## start DATASET RECORDS

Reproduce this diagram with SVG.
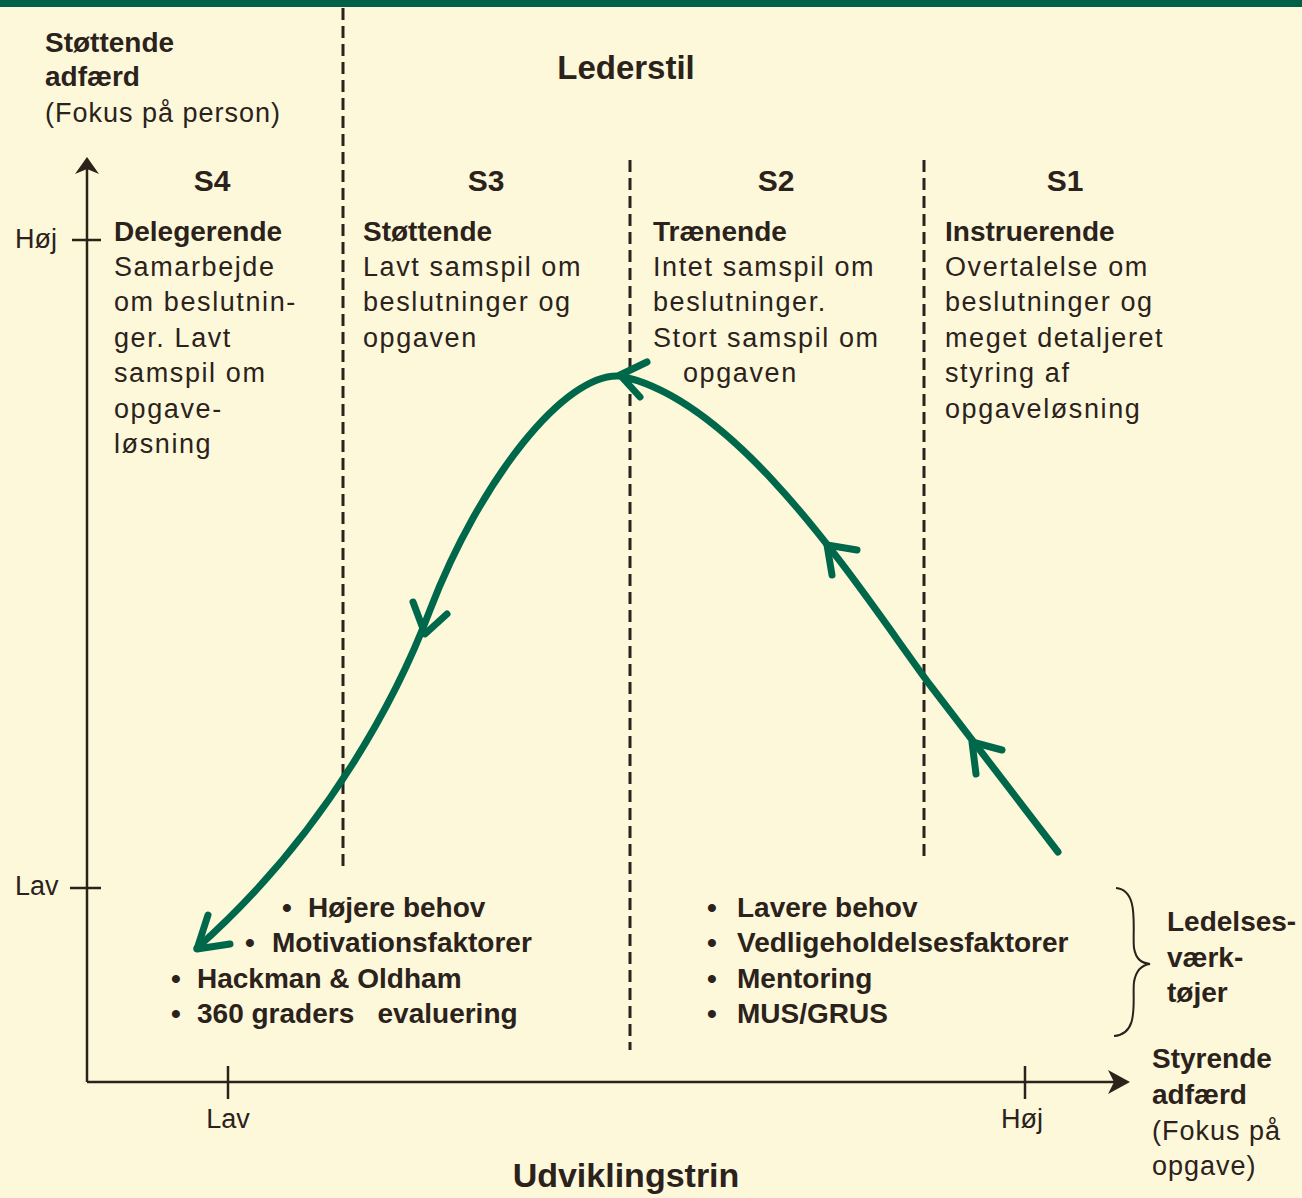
<svg xmlns="http://www.w3.org/2000/svg" width="1302" height="1198" viewBox="0 0 1302 1198">
  <style>
    text { font-family: "Liberation Sans", Arial, sans-serif; fill: #2b221c; }
    .b { font-weight: bold; font-size: 28px; }
    .r { font-size: 27px; letter-spacing: 1.6px; }
    .p { font-size: 27px; letter-spacing: 1px; }
    .h { font-weight: bold; font-size: 30px; text-anchor: middle; }
    .ax { font-size: 27px; }
    .dash { stroke: #2b221c; stroke-width: 3; stroke-dasharray: 12 6; fill: none; }
    .axis { stroke: #2b221c; stroke-width: 2.5; fill: none; }
    .curve { stroke: #00684a; stroke-width: 7; fill: none; stroke-linecap: round; stroke-linejoin: round; }
  </style>

  <!-- background and top band -->
  <rect width="1302" height="1198" fill="#fdf8da"/>
  <rect width="1302" height="7" fill="#00604a"/>

  <!-- column separators -->
  <g id="separators">
    <line class="dash" x1="343" y1="8" x2="343" y2="866"/>
    <line class="dash" x1="630" y1="160" x2="630" y2="1050"/>
    <line class="dash" x1="924" y1="160" x2="924" y2="856"/>
  </g>

  <!-- axes -->
  <g id="axes">
    <path class="axis" d="M87,1082 V166"/>
    <path class="axis" d="M87,1082 H1120"/>
    <path d="M1108,1070 L1130,1082 L1108,1094 L1114,1082 Z" fill="#2b221c"/>
    <path d="M75,174 L87,157 L99,174 L87,169 Z" fill="#2b221c"/>
    <line class="axis" x1="72" y1="240" x2="101" y2="240"/>
    <line class="axis" x1="70" y1="888" x2="101" y2="888"/>
    <line class="axis" x1="228" y1="1066" x2="228" y2="1099"/>
    <line class="axis" x1="1025" y1="1066" x2="1025" y2="1099"/>
    <text class="ax" x="15" y="248">Høj</text>
    <text class="ax" x="15" y="895">Lav</text>
    <text class="ax" x="228" y="1128" text-anchor="middle">Lav</text>
    <text class="ax" x="1022" y="1128" text-anchor="middle">Høj</text>
  </g>

  <!-- axis titles -->
  <g id="title-y">
    <text class="b" x="45" y="52">Støttende</text>
    <text class="b" x="45" y="86">adfærd</text>
    <text class="p" x="45" y="122">(Fokus på person)</text>
  </g>
  <g id="title-top">
    <text x="626" y="79" text-anchor="middle" style="font-weight:bold;font-size:33px">Lederstil</text>
  </g>
  <g id="title-x">
    <text x="626" y="1187" text-anchor="middle" style="font-weight:bold;font-size:34px">Udviklingstrin</text>
  </g>

  <!-- S4 -->
  <g id="s4">
    <text class="h" x="212" y="191">S4</text>
    <text class="b" x="114" y="241">Delegerende</text>
    <text class="r" x="114" y="276">Samarbejde</text>
    <text class="r" x="114" y="311">om beslutnin-</text>
    <text class="r" x="114" y="347">ger. Lavt</text>
    <text class="r" x="114" y="382">samspil om</text>
    <text class="r" x="114" y="418">opgave-</text>
    <text class="r" x="114" y="453">løsning</text>
  </g>

  <!-- S3 -->
  <g id="s3">
    <text class="h" x="486" y="191">S3</text>
    <text class="b" x="363" y="241">Støttende</text>
    <text class="r" x="363" y="276">Lavt samspil om</text>
    <text class="r" x="363" y="311">beslutninger og</text>
    <text class="r" x="363" y="347">opgaven</text>
  </g>

  <!-- S2 -->
  <g id="s2">
    <text class="h" x="776" y="191">S2</text>
    <text class="b" x="653" y="241">Trænende</text>
    <text class="r" x="653" y="276">Intet samspil om</text>
    <text class="r" x="653" y="311">beslutninger.</text>
    <text class="r" x="653" y="347">Stort samspil om</text>
    <text class="r" x="683" y="382">opgaven</text>
  </g>

  <!-- S1 -->
  <g id="s1">
    <text class="h" x="1065" y="191">S1</text>
    <text class="b" x="945" y="241">Instruerende</text>
    <text class="r" x="945" y="276">Overtalelse om</text>
    <text class="r" x="945" y="311">beslutninger og</text>
    <text class="r" x="945" y="347">meget detaljeret</text>
    <text class="r" x="945" y="382">styring af</text>
    <text class="r" x="945" y="418">opgaveløsning</text>
  </g>

  <!-- leadership tools, left -->
  <g id="tools-left">
    <text class="b" x="282" y="917"><tspan>•</tspan><tspan x="308">Højere behov</tspan></text>
    <text class="b" x="245" y="952"><tspan>•</tspan><tspan x="272">Motivationsfaktorer</tspan></text>
    <text class="b" x="171" y="988"><tspan>•</tspan><tspan x="197">Hackman &amp; Oldham</tspan></text>
    <text class="b" x="171" y="1023" xml:space="preserve"><tspan>•</tspan><tspan x="197">360 graders   evaluering</tspan></text>
  </g>

  <!-- leadership tools, right -->
  <g id="tools-right">
    <text class="b" x="707" y="917"><tspan>•</tspan><tspan x="737">Lavere behov</tspan></text>
    <text class="b" x="707" y="952"><tspan>•</tspan><tspan x="737">Vedligeholdelsesfaktorer</tspan></text>
    <text class="b" x="707" y="988"><tspan>•</tspan><tspan x="737">Mentoring</tspan></text>
    <text class="b" x="707" y="1023"><tspan>•</tspan><tspan x="737">MUS/GRUS</tspan></text>
  </g>

  <!-- brace and its label -->
  <g id="tools-label">
    <path d="M1116,888 C1140,890 1132,930 1134,948 C1136,960 1142,963 1150,964 C1142,965 1136,970 1134,982 C1132,1000 1140,1034 1114,1036" fill="none" stroke="#2b221c" stroke-width="2"/>
    <text class="b" x="1167" y="931">Ledelses-</text>
    <text class="b" x="1167" y="967">værk-</text>
    <text class="b" x="1167" y="1002">tøjer</text>
  </g>

  <!-- x axis title -->
  <g id="title-x-right">
    <text class="b" x="1152" y="1068">Styrende</text>
    <text class="b" x="1152" y="1104">adfærd</text>
    <text class="p" x="1152" y="1140">(Fokus på</text>
    <text class="p" x="1152" y="1175">opgave)</text>
  </g>

  <!-- development curve -->
  <g id="connectors">
    <path class="curve" d="M1058,852 L930,685 C860,590 740,400 620,376 C565,372 480,480 430,610 C400,690 330,830 197,948"/>
    <polyline class="curve" points="1002,750 972,742 976,774"/>
    <polyline class="curve" points="857,550 827,545 832,575"/>
    <polyline class="curve" points="647,362 620,375 640,397"/>
    <polyline class="curve" points="413,602 425,634 447,614"/>
    <polyline class="curve" points="208,915 197,949 230,944"/>
  </g>
</svg>
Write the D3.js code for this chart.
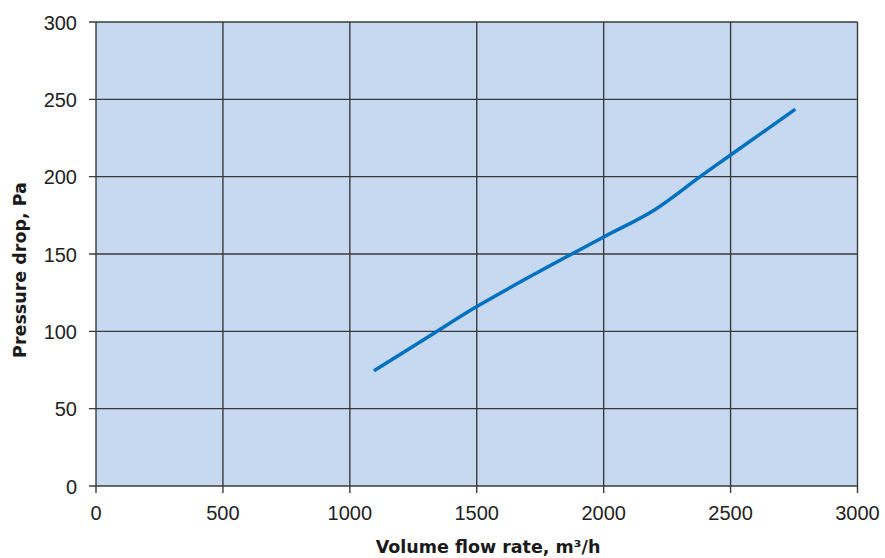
<!DOCTYPE html>
<html><head><meta charset="utf-8">
<script src="https://cdn.jsdelivr.net/npm/d3@7"></script>
<style>body{margin:0;background:#fff}svg{display:block}</style>
</head><body>
<script>
const flowRate = [1100, 1300, 1500, 1750, 2000, 2200, 2380, 2500, 2750];
const pressureDrop = [75, 95.5, 116, 139, 161, 178.5, 200, 214, 243];
const xTicks = [0, 500, 1000, 1500, 2000, 2500, 3000];
const yTicks = [0, 50, 100, 150, 200, 250, 300];
const xTitle = "Volume flow rate, m\u00B3/h";
const yTitle = "Pressure drop, Pa";

const W = 885, H = 558;
const m = {left: 96, right: 885 - 857.5, top: 22, bottom: 558 - 486};
const svg = d3.select("body").append("svg").attr("width", W).attr("height", H);
const x = d3.scaleLinear().domain([0, 3000]).range([m.left, W - m.right]);
const y = d3.scaleLinear().domain([0, 300]).range([H - m.bottom, m.top]);

svg.append("rect").attr("x", x(0)).attr("y", y(300))
  .attr("width", x(3000) - x(0)).attr("height", y(0) - y(300)).attr("fill", "#C6D9F1");

const gridColor = "#3a3a3a";
svg.append("g").selectAll("line").data(xTicks).join("line")
  .attr("x1", d => x(d)).attr("x2", d => x(d)).attr("y1", y(300)).attr("y2", y(0) + 7)
  .attr("stroke", gridColor).attr("stroke-width", 1.4);
svg.append("g").selectAll("line").data(yTicks).join("line")
  .attr("x1", x(0) - 7).attr("x2", x(3000)).attr("y1", d => y(d)).attr("y2", d => y(d))
  .attr("stroke", gridColor).attr("stroke-width", 1.4);

const font = "Liberation Sans, Arial, sans-serif";
svg.append("g").selectAll("text").data(yTicks).join("text")
  .attr("x", x(0) - 19).attr("y", d => y(d) + 7.5).attr("text-anchor", "end")
  .attr("font-family", font).attr("font-size", 20).attr("fill", "#222")
  .text(d => d);
svg.append("g").selectAll("text").data(xTicks).join("text")
  .attr("x", d => x(d)).attr("y", 520).attr("text-anchor", "middle")
  .attr("font-family", font).attr("font-size", 20).attr("fill", "#222")
  .text(d => d);

const tfont = "DejaVu Sans, Verdana, sans-serif";
svg.append("text").attr("x", 488).attr("y", 553)
  .attr("text-anchor", "middle").attr("font-family", tfont).attr("font-size", 17.5)
  .attr("font-weight", "bold").attr("fill", "#1a1a1a").text(xTitle);
svg.append("text").attr("transform", `translate(26,270) rotate(-90)`)
  .attr("text-anchor", "middle").attr("font-family", tfont).attr("font-size", 17.5)
  .attr("font-weight", "bold").attr("fill", "#1a1a1a").text(yTitle);

const pts = flowRate.map((f, i) => [f, pressureDrop[i]]);
const line = d3.line().x(d => x(d[0])).y(d => y(d[1])).curve(d3.curveCatmullRom.alpha(0.5));
svg.append("path").datum(pts).attr("d", line).attr("fill", "none")
  .attr("stroke", "#0070C0").attr("stroke-width", 3.5).attr("stroke-linecap", "round");
</script>
</body></html>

## end DATASET RECORDS

-- WORK INSTRUCTIONS --
Provide only the count of lines in the data above that include the string "this".

-- THE COMPLETED TASK --
2